Task statement >>
Everything from the first line down to the line containing "import seaborn as sns" is to be retyped exactly, both ends included, with pictures left out.

Information provided >>

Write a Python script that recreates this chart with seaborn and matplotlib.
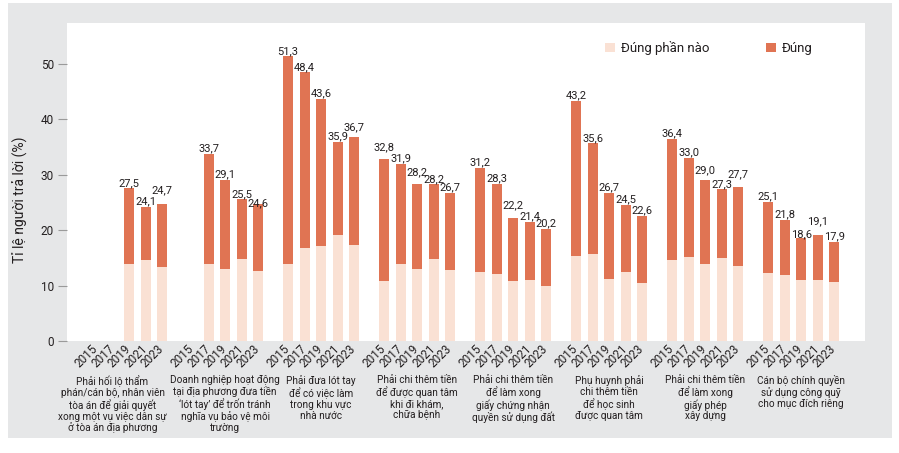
import numpy as np
import pandas as pd
import matplotlib
matplotlib.use("Agg")
import matplotlib.pyplot as plt
import matplotlib.transforms as mtransforms
from matplotlib.patches import Rectangle, Patch
import seaborn as sns

# ---------------- data ----------------
years = ["2015", "2017", "2019", "2021", "2023"]
groups = [
    "Phải hối lộ thẩm\nphán/cán bộ, nhân viên\ntòa án để giải quyết\nxong một vụ việc dân sự\nở tòa án địa phương",
    "Doanh nghiệp hoạt động\ntại địa phương đưa tiền\n‘lót tay’ để trốn tránh\nnghĩa vụ bảo vệ môi\ntrường",
    "Phải đưa lót tay\nđể có việc làm\ntrong khu vực\nnhà nước",
    "Phải chi thêm tiền\nđể được quan tâm\nkhi đi khám,\nchữa bệnh",
    "Phải chi thêm tiền\nđể làm xong\ngiấy chứng nhận\nquyền sử dụng đất",
    "Phụ huynh phải\nchi thêm tiền\nđể học sinh\nđược quan tâm",
    "Phải chi thêm tiền\nđể làm xong\ngiấy phép\nxây dựng",
    "Cán bộ chính quyền\nsử dụng công quỹ\ncho mục đích riêng",
]
# total (Đúng + Đúng phần nào) per group, per year
total_g1 = [np.nan, np.nan, 27.5, 24.1, 24.7]
total_g2 = [np.nan, 33.7, 29.1, 25.5, 24.6]
total_g3 = [51.3, 48.4, 43.6, 35.9, 36.7]
total_g4 = [32.8, 31.9, 28.2, 28.2, 26.7]
total_g5 = [31.2, 28.3, 22.2, 21.4, 20.2]
total_g6 = [43.2, 35.6, 26.7, 24.5, 22.6]
total_g7 = [36.4, 33.0, 29.0, 27.3, 27.7]
total_g8 = [25.1, 21.8, 18.6, 19.1, 17.9]
# "Đúng phần nào" part (estimated)
part_g1 = [np.nan, np.nan, 13.9, 14.6, 13.3]
part_g2 = [np.nan, 13.9, 13.0, 14.8, 12.6]
part_g3 = [13.9, 16.8, 17.1, 19.1, 17.3]
part_g4 = [10.8, 13.9, 13.0, 14.8, 12.8]
part_g5 = [12.4, 12.0, 10.8, 11.0, 9.9]
part_g6 = [15.3, 15.7, 11.2, 12.4, 10.4]
part_g7 = [14.6, 15.1, 13.9, 14.9, 13.5]
part_g8 = [12.2, 11.9, 11.0, 11.0, 10.6]

totals = [total_g1, total_g2, total_g3, total_g4, total_g5, total_g6, total_g7, total_g8]
parts = [part_g1, part_g2, part_g3, part_g4, part_g5, part_g6, part_g7, part_g8]

legend_labels = ["Đúng phần nào", "Đúng"]
y_label = "Tỉ lệ người trả lời (%)"
y_ticks = [0, 10, 20, 30, 40, 50]

# ---------------- style ----------------
DARK = "#e07453"
LIGHT = "#fae1d4"
BG = "#e6e7e8"
TXT = "#231f20"
GROUP_STEP = 5.818
PX = 1 / 5.548  # one pixel in data units (y)
# extra vertical nudges (pixels) of some value labels, as in the reference
label_nudge = {(0, 4): 8, (1, 4): -4, (2, 4): 5, (3, 0): 6, (3, 2): 7,
               (4, 2): 7, (6, 2): 4, (6, 4): 7, (7, 3): 8, (7, 2): -2}

sns.set_theme(style="white")
plt.rcParams["font.family"] = ["Roboto", "DejaVu Sans"]

rows = []
for gi in range(len(groups)):
    for yi, yr in enumerate(years):
        rows.append({"pos": gi * GROUP_STEP + yi, "year": yr, "g": gi, "yi": yi,
                     "total": totals[gi][yi], "part": parts[gi][yi]})
df_all = pd.DataFrame(rows)
df = df_all.dropna(subset=["total"]).reset_index(drop=True)

fig = plt.figure(figsize=(8.99, 4.53), dpi=100)
fig.patch.set_facecolor("white")
fig.patches.append(Rectangle((8 / 899, 15 / 453), 884 / 899, 435 / 453,
                             transform=fig.transFigure, facecolor=BG,
                             edgecolor="none", zorder=-10))
ax = fig.add_axes([67 / 899, 112 / 453, 798 / 899, 318 / 453])
ax.set_facecolor("white")

sns.barplot(data=df, x="pos", y="total", native_scale=True, width=0.606,
            color=DARK, saturation=1, linewidth=0, errorbar=None, ax=ax)
sns.barplot(data=df, x="pos", y="part", native_scale=True, width=0.606,
            color=LIGHT, saturation=1, linewidth=0, errorbar=None, ax=ax)

for _, r in df.iterrows():
    nudge = label_nudge.get((int(r["g"]), int(r["yi"])), 0) * PX
    ax.text(r["pos"], r["total"] + 0.1 + nudge,
            f"{r['total']:.1f}".replace(".", ","),
            ha="center", va="bottom", fontsize=8, color=TXT)

ax.set_xlim(-1.76, 46.6)
ax.set_ylim(0, 57.3)
ax.set_yticks(y_ticks)
ax.set_yticklabels([str(t) for t in y_ticks], fontsize=8.5, color=TXT)
ax.tick_params(axis="y", length=6.5, width=0.8, color="#9a9a9a", pad=3, left=True)

ax.set_xticks(df_all["pos"].tolist())
ax.set_xticklabels(df_all["year"].tolist(), rotation=45, ha="right",
                   va="center", rotation_mode="anchor", fontsize=8.5, color=TXT)
ax.tick_params(axis="x", length=0, pad=4)
ax.set_xlabel("")

for s in ax.spines.values():
    s.set_visible(False)

ax.set_ylabel(y_label, fontsize=10, color=TXT)
ax.yaxis.set_label_coords(-0.049, 0.443)

trans = mtransforms.blended_transform_factory(ax.transData, ax.transAxes)
for gi, g in enumerate(groups):
    cx = gi * GROUP_STEP + 2
    if gi == 0:
        cx -= 1.0
    ax.text(cx, -0.108, g, transform=trans, ha="center", va="top",
            fontsize=7.2, color=TXT, linespacing=1.1)

handles = [Patch(facecolor=LIGHT, edgecolor="none"), Patch(facecolor=DARK, edgecolor="none")]
ax.legend(handles, legend_labels, ncol=2, frameon=False, fontsize=9.5,
          loc="center left", bbox_to_anchor=(593 / 899, 1 - 48 / 453),
          bbox_transform=fig.transFigure, handlelength=0.75, handleheight=0.75,
          handletextpad=0.45, columnspacing=4.3, labelcolor=TXT)

fig.savefig("out.png", dpi=100, facecolor="white")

Task output >>
Write a Python script that recreates this chart with seaborn and matplotlib.
import numpy as np
import pandas as pd
import matplotlib
matplotlib.use("Agg")
import matplotlib.pyplot as plt
import matplotlib.transforms as mtransforms
from matplotlib.patches import Rectangle, Patch
import seaborn as sns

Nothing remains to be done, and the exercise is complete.